_What to produce_.
Output nothing but the lines from the one with "What Chart.js code" through the one with "const binWidth = 0.1;", including both. Leave the pictures out of the copy.

_Data section_.
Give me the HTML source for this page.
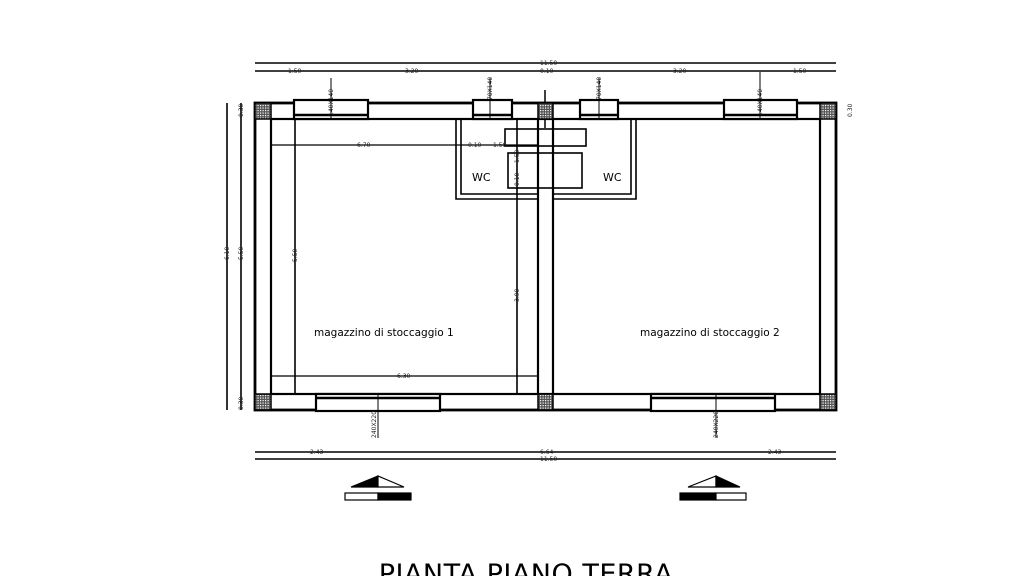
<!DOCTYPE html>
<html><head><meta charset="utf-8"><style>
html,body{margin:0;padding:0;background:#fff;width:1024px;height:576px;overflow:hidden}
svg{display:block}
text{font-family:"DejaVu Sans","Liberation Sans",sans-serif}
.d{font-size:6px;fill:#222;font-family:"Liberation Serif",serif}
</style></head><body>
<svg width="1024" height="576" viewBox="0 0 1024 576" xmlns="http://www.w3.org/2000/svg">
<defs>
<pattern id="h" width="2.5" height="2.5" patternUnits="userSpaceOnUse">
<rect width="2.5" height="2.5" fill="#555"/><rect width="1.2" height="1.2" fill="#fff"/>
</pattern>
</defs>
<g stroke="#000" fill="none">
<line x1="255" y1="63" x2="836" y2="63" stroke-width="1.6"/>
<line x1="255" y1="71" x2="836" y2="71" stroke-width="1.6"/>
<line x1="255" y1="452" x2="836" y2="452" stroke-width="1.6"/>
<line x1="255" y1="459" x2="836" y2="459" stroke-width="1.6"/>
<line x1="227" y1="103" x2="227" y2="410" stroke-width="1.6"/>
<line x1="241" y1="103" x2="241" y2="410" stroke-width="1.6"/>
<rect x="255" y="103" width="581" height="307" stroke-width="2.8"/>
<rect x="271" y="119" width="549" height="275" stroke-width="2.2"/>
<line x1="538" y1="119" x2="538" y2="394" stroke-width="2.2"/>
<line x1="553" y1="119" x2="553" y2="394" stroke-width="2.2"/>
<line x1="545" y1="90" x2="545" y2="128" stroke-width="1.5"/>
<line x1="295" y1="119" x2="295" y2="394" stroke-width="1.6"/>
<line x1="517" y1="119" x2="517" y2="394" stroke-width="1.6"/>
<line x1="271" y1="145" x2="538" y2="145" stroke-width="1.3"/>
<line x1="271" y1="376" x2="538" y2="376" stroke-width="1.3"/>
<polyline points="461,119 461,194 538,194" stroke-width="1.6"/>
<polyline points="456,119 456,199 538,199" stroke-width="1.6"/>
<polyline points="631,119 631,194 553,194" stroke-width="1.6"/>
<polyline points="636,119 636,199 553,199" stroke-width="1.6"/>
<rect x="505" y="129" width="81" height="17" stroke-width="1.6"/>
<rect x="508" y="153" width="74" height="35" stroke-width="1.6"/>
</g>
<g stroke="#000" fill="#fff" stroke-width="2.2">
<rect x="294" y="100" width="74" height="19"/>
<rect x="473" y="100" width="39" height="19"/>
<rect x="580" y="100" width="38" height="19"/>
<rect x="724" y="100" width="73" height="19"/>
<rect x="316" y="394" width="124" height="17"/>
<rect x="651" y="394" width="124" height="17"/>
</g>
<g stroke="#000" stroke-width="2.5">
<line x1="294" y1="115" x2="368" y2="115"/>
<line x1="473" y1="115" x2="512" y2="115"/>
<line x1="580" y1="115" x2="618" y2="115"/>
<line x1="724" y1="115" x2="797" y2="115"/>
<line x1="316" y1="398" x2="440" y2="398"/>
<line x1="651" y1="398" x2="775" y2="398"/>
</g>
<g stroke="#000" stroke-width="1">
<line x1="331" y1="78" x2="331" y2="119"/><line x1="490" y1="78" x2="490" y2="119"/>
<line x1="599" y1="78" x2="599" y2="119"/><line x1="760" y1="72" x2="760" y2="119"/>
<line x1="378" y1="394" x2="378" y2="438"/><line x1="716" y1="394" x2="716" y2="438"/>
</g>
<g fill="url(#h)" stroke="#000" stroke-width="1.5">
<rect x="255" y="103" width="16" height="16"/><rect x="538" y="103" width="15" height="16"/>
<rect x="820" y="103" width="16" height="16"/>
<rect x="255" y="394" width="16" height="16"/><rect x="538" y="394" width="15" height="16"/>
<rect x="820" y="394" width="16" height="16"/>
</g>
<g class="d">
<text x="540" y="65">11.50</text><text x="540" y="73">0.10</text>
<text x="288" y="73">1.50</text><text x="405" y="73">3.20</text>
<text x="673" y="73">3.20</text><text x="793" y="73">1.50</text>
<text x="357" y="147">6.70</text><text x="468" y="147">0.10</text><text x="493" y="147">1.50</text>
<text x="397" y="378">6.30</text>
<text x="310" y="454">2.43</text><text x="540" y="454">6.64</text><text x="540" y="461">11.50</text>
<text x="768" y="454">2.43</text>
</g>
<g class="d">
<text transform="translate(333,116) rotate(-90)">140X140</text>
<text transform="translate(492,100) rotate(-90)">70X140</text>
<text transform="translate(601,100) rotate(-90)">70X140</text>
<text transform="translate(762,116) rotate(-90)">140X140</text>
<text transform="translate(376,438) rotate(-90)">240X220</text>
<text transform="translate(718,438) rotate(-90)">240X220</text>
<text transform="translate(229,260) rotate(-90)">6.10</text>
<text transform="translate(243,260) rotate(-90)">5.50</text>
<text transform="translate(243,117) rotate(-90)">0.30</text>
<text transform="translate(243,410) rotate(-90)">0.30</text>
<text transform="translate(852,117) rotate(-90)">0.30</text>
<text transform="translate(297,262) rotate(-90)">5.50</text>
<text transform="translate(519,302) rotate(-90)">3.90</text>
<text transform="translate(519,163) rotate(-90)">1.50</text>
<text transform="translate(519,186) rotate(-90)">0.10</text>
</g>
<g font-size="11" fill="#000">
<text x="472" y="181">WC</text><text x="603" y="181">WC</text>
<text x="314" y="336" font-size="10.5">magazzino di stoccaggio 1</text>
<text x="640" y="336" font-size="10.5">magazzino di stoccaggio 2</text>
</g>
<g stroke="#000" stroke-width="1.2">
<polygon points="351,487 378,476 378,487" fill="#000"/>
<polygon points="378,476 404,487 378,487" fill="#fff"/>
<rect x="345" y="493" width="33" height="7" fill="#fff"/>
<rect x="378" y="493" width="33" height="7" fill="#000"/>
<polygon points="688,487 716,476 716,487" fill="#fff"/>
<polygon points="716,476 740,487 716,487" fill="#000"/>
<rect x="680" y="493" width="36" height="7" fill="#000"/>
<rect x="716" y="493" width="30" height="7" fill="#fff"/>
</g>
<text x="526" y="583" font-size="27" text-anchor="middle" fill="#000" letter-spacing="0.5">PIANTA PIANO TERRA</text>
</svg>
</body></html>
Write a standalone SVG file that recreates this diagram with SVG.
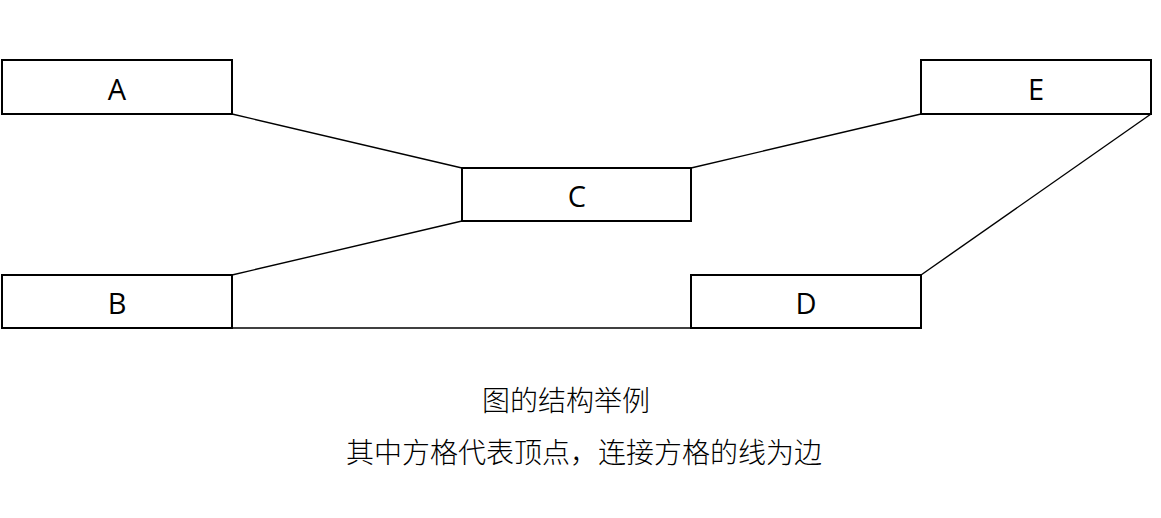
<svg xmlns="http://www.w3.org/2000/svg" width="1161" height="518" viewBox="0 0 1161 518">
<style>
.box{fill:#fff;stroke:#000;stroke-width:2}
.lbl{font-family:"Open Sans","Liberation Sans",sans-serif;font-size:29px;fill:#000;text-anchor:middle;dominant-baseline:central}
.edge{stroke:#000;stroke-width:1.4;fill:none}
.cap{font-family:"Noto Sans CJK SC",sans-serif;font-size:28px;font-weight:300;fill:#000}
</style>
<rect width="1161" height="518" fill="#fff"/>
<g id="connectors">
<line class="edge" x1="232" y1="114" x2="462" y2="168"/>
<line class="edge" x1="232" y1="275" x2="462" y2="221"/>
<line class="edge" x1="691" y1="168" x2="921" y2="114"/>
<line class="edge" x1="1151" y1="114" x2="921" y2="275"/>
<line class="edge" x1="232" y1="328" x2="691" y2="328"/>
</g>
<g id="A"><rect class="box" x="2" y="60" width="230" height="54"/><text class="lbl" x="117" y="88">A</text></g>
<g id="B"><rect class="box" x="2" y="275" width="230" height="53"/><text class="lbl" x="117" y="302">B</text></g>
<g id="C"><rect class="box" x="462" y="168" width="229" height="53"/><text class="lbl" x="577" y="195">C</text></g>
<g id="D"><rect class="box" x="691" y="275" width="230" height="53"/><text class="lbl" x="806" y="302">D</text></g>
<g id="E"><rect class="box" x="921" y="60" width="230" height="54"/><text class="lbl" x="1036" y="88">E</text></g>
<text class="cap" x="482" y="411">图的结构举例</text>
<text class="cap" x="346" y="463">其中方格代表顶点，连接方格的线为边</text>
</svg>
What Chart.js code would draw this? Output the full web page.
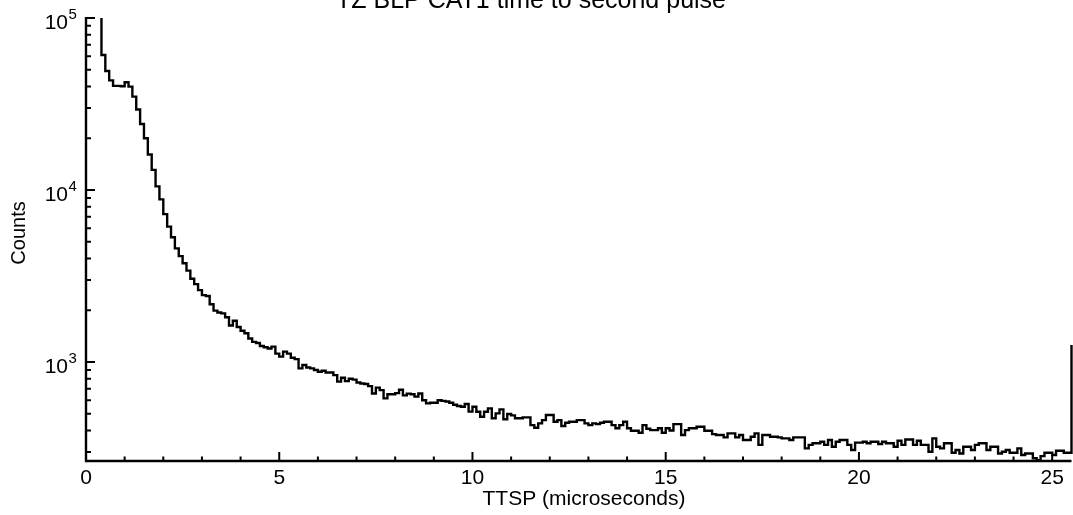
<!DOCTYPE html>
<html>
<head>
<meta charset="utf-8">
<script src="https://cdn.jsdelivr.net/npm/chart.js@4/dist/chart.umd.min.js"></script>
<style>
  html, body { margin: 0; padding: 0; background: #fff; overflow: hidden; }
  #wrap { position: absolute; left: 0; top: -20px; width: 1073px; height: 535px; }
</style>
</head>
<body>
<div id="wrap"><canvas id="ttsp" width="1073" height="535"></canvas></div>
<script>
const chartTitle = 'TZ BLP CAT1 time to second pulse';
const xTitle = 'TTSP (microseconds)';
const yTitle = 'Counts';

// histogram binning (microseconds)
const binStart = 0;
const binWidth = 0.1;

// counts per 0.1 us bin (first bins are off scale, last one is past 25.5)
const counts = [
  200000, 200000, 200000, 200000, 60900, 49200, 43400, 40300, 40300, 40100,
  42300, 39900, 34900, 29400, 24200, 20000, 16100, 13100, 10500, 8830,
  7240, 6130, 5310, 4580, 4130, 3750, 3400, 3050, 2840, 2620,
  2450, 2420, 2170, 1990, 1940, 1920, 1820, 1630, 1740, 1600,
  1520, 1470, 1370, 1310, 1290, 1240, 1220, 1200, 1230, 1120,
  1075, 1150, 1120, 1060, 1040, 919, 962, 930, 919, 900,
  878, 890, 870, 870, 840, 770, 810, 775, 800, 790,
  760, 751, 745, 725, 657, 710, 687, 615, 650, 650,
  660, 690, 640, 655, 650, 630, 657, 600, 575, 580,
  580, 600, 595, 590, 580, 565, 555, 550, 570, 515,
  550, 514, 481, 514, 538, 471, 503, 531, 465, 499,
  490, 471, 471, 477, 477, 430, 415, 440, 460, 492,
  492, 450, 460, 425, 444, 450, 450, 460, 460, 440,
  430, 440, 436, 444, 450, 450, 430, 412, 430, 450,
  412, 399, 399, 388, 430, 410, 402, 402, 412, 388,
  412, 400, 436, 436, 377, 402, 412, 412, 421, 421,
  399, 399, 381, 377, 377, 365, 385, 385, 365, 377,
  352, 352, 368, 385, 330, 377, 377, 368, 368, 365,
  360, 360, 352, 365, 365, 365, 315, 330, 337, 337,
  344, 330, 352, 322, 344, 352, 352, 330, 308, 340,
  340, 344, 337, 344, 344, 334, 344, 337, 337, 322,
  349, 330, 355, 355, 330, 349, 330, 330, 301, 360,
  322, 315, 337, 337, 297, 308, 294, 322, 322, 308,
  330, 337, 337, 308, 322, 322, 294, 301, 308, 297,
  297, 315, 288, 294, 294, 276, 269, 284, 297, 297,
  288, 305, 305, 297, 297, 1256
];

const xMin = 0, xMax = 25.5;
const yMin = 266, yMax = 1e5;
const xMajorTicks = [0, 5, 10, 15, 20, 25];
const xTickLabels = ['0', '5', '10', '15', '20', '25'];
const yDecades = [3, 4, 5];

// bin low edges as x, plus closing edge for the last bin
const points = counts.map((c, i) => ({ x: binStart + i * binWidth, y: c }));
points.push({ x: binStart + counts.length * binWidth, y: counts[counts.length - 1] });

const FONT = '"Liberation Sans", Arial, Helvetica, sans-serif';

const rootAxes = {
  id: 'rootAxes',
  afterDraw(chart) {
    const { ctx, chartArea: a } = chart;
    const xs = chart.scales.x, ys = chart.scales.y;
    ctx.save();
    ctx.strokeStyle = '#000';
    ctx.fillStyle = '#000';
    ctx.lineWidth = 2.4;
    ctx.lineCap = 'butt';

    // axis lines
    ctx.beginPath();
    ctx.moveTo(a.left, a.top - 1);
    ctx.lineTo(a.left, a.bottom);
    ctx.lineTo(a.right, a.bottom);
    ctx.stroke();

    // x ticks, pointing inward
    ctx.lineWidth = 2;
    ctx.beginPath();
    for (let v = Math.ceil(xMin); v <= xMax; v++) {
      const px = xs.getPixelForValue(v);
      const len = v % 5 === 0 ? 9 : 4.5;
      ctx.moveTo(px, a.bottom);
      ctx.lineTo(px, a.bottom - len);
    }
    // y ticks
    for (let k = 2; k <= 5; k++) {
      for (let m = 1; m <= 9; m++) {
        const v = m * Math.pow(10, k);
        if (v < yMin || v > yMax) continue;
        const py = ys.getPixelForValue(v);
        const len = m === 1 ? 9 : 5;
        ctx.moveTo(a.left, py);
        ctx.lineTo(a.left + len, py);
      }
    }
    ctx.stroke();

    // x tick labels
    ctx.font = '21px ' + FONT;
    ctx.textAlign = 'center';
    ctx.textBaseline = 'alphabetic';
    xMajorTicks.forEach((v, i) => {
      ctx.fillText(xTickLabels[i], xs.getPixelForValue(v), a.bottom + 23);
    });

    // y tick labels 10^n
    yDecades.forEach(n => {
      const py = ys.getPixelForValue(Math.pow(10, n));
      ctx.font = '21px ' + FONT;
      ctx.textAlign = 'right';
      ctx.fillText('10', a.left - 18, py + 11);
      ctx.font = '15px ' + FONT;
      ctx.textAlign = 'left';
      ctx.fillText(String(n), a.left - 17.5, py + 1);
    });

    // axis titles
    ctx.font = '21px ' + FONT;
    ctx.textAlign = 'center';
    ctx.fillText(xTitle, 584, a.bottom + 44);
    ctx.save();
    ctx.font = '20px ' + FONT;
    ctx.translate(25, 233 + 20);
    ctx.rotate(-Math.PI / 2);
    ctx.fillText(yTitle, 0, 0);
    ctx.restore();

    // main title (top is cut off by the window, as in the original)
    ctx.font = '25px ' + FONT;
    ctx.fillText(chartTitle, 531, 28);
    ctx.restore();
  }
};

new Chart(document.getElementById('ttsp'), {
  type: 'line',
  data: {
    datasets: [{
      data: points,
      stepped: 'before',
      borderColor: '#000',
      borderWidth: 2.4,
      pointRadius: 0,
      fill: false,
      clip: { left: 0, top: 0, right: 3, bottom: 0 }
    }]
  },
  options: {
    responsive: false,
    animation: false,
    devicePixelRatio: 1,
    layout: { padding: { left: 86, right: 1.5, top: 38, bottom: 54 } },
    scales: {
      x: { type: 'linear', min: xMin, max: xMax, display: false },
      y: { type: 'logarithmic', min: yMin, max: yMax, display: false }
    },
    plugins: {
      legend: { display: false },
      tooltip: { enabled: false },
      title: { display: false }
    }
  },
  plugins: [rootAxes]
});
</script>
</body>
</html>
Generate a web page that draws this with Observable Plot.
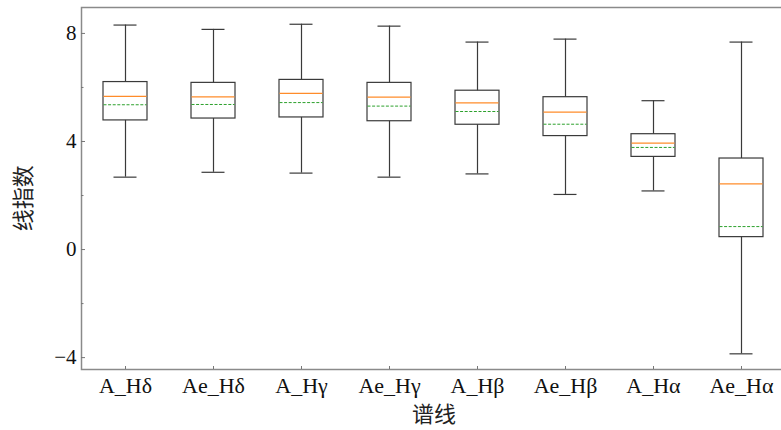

_Final result_.
What Chart.js code would draw this? Output the full web page.
<!DOCTYPE html>
<html>
<head>
<meta charset="utf-8">
<script src="https://cdn.jsdelivr.net/npm/chart.js@4/dist/chart.umd.min.js"></script>
<style>
  html, body { margin: 0; padding: 0; background: #fff; overflow: hidden; }
  #wrap { position: absolute; left: 0; top: -20px; width: 1073px; height: 535px; }
</style>
</head>
<body>
<div id="wrap"><canvas id="ttsp" width="1073" height="535"></canvas></div>
<script>
const chartTitle = 'TZ BLP CAT1 time to second pulse';
const xTitle = 'TTSP (microseconds)';
const yTitle = 'Counts';

// histogram binning (microseconds)
const binStart = 0;
const binWidth = 0.1;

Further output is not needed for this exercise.